Bilinear load-deflection model of fiber-reinforced polymer–concrete composite beam with interface slip

• Published in: Advances in mechanical engineering Vol. 7; no. 7; p. 1
• Main Authors: Wang, Jingquan, Zou, Xingxing, Feng, Yu
• Format: Journal Article
• Language: English
• Published: London, England SAGE Publications 01.07.2015; Sage Publications Ltd; SAGE Publishing
• Subjects: fiber-reinforced polymer–concrete composite beam; Bilinear model; shear connector
• ISSN: 1687-8132; 1687-8140
• DOI: 10.1177/1687814015590312

The design of fiber-reinforced polymer–concrete hybrid beam is usually governed by deformation.
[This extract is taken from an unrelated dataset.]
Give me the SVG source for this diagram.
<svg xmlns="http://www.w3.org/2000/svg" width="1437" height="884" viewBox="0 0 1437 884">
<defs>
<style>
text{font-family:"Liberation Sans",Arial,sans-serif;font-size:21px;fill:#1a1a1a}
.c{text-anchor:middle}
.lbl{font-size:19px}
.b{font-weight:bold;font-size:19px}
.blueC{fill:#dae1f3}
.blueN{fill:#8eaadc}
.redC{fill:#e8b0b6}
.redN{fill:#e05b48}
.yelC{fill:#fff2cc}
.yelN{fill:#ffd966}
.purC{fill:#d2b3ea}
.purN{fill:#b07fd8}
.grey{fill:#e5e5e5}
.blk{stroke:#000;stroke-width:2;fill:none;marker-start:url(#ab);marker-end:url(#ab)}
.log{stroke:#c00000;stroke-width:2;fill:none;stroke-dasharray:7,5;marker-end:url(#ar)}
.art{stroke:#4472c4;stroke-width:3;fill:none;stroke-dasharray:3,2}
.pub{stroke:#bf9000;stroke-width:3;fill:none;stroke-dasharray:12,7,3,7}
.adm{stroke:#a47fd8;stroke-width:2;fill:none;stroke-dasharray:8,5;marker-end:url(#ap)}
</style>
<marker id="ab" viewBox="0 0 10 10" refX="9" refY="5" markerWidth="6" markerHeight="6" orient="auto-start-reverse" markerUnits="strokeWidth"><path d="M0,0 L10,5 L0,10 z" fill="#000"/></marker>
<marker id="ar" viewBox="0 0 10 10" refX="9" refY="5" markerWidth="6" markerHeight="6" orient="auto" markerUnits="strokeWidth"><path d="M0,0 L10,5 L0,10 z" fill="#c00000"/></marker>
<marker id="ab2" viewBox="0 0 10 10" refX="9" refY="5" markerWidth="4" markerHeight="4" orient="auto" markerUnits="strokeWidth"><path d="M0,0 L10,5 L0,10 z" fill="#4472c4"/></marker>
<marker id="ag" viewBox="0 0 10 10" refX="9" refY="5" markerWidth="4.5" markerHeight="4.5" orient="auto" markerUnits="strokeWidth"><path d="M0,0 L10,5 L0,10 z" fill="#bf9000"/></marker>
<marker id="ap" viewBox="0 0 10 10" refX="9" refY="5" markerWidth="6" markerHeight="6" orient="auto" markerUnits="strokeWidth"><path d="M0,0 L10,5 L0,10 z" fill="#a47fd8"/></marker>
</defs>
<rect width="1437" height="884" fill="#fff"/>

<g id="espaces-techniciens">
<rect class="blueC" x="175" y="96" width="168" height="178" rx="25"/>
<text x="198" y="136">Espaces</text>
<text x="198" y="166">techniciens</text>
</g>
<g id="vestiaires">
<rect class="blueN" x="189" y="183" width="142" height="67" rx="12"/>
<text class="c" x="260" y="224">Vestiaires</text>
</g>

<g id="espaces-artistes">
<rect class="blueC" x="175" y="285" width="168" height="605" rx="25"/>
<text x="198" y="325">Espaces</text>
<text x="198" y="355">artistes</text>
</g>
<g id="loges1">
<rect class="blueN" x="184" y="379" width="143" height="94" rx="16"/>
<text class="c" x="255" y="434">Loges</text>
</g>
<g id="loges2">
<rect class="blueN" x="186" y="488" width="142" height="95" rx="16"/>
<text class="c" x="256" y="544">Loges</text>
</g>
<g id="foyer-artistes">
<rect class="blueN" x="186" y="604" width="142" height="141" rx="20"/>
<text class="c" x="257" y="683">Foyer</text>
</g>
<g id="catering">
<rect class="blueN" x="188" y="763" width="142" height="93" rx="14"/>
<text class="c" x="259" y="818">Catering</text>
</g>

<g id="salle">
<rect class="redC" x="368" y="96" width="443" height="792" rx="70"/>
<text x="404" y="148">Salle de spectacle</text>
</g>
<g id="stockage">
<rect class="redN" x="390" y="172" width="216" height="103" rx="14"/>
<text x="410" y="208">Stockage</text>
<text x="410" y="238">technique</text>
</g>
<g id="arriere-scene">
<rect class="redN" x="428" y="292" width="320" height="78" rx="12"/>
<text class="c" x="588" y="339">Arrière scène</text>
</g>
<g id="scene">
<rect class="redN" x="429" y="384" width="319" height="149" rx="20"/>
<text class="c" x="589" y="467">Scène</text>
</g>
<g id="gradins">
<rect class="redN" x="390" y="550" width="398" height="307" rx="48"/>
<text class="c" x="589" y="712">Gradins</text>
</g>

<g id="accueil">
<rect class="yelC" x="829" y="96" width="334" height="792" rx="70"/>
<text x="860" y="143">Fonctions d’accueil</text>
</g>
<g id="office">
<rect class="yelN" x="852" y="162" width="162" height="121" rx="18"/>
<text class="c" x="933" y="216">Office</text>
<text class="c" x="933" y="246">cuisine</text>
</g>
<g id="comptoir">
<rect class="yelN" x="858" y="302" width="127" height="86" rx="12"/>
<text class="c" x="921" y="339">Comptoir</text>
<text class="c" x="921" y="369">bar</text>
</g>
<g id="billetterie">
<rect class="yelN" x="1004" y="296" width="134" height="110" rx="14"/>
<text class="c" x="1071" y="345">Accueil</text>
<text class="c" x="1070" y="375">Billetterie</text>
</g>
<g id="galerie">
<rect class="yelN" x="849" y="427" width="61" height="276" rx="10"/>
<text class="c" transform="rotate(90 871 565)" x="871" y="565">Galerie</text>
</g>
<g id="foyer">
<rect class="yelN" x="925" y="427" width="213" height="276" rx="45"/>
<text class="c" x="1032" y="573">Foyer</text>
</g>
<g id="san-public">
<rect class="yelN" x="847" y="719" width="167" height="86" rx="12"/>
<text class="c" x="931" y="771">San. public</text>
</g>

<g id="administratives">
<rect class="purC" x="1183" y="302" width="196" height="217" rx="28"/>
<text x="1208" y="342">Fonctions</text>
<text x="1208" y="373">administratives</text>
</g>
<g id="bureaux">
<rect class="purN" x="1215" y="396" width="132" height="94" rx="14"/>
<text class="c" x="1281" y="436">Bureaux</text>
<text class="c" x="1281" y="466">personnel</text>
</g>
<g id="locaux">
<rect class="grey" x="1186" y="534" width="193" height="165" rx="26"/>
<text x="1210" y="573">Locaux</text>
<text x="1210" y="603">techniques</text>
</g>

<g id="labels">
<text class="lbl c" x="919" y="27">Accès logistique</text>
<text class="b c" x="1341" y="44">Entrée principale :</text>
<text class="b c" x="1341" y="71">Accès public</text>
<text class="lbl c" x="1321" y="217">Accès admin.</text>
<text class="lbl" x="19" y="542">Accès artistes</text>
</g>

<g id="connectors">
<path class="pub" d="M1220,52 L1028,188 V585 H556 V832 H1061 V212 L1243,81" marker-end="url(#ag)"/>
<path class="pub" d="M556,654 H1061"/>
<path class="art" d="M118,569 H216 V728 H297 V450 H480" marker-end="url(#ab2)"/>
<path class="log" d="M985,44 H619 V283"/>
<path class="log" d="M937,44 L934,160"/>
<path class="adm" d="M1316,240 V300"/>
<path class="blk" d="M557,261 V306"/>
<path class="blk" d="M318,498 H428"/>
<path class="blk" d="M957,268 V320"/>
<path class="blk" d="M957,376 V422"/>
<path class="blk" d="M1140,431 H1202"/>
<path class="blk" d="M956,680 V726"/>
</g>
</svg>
Due to the rigidity degradation caused by fiber-reinforced polymer–concrete slip, the load–slip and load–deflection curves demonstrate a bilinear characteristic. The originality of this article is to propose a bilinear analytical model and to determine two dominant parameters in this model, namely, initial bond stress and slip modulus of the interconnection. This model consists of two distinct linear stages. In Stage I, full composite action between fiber-reinforced polymer and concrete is obtained, and no slip exists; Stage II commences once interfacial bond force diminishes, when slip increases linearly versus load, and the overall beam rigidity drops compared with that in Stage I, indicating only partial composite action is realized. Finally, three large-scale specimens were tested to validate the proposed bilinear model and to calculate the two parameters.